Music gives a certain universality to creations that stem from a very personal expression, and that’s what I love about it. Writing for Barús is something very personal and emotionally involved for me, and it’s fantastic to see that people from all over respond to it and find their own personal meaning to it.
Any plans for shows in support of the EP? And will we be seeing you in the UK?
We have a couple of shows coming up in the next week or so with Déluge and Maïeutiste (also bands from Les Acteurs de l’Ombre), we’re all looking forward to that. It would be great to play in the UK, we’ve been looking into it for a while, but it’s not always easy to get all our schedules aligned up, since we have lots of different projects. If not this year, then in 2017!
What would be the ideal setting for a Barús performance?

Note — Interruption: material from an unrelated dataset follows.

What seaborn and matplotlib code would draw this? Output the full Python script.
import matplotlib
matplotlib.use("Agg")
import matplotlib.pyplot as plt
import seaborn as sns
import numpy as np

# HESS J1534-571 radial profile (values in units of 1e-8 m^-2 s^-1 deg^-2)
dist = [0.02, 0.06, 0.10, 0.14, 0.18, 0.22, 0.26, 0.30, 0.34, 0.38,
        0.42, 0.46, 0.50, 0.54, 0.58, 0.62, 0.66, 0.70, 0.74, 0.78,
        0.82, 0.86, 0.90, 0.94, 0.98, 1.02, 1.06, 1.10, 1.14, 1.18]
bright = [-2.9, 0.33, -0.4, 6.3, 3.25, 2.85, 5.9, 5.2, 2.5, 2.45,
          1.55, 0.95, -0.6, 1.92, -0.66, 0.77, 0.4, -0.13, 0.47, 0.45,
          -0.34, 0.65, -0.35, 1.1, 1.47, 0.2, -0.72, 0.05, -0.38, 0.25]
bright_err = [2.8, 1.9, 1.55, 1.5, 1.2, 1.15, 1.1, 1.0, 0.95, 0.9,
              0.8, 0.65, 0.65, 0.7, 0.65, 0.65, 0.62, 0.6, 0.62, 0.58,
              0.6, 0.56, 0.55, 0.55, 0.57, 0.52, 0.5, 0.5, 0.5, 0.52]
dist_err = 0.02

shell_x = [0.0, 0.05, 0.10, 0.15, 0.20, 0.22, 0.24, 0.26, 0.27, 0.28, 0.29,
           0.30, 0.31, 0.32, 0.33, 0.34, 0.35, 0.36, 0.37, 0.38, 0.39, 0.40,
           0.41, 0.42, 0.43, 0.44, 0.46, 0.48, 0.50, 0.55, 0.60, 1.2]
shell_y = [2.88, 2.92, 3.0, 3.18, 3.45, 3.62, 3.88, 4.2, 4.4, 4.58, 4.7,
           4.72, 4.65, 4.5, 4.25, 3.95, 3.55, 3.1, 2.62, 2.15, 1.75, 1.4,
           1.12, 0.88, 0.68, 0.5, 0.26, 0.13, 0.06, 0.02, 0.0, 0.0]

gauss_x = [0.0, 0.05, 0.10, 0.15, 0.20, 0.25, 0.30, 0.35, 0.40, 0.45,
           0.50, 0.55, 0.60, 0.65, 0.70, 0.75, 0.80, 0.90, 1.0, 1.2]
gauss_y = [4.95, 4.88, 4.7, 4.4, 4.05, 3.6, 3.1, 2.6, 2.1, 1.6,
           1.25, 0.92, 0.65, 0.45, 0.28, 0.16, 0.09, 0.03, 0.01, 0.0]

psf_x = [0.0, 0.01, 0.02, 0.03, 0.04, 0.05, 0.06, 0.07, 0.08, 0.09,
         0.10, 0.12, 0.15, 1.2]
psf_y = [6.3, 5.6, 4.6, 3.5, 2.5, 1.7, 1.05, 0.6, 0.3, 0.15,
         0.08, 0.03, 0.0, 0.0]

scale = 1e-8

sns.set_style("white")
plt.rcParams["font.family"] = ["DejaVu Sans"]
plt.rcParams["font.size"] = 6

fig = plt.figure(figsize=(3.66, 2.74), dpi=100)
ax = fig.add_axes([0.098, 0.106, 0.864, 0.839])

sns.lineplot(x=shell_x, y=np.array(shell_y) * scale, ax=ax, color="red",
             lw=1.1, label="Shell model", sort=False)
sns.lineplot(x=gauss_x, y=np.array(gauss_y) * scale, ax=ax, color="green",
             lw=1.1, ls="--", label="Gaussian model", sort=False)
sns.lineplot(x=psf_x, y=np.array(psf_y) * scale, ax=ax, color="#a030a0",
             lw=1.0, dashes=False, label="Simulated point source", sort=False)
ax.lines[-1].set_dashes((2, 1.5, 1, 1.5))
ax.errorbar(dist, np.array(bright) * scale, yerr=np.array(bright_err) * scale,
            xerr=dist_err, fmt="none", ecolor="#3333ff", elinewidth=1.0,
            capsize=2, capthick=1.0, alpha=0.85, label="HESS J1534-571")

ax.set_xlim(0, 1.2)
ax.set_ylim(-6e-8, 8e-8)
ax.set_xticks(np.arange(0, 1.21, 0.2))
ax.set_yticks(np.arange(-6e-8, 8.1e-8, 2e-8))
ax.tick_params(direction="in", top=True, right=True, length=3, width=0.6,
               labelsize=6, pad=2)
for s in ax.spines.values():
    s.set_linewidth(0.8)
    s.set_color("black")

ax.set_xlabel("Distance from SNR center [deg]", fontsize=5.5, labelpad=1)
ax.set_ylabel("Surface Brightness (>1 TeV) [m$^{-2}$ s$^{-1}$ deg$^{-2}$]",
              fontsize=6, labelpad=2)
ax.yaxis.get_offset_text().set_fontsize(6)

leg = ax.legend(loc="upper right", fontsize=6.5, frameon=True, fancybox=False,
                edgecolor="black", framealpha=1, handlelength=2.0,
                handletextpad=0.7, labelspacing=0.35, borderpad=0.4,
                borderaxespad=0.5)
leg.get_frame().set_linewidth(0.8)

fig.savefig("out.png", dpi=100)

We’re not too picky but the most important thing is that it allows us to convey a certain atmosphere to make the show an actual experience. I don’t mean to say that we need theatrics or big equipment to make it work, but we want our live shows to reflect our music: to plunge the audience into a dark, oppressive atmosphere, something hypnotising and a little disturbing. We want to get inside people’s heads for 45 minutes.
What does the future hold for Barús? An album perhaps?
Yes, we’ve been working on our debut album for a while now. The songs are written and recorded in demo versions, so the next step is recording the actual thing. We’ll be producing most of it ourselves, as we did for the EP. The recording should take place this spring and summer, so hopefully the album should be finished mid-to-late autumn.
Thanks again for taking time out for this interview. Do you have any closing words for our readers?
Thanks for interviewing us and keep up the great work with the webzine. For anyone interested, our EP is available in CD format through LADLO and our bandcamp, and it is also still available digitally for free on our bandcamp page.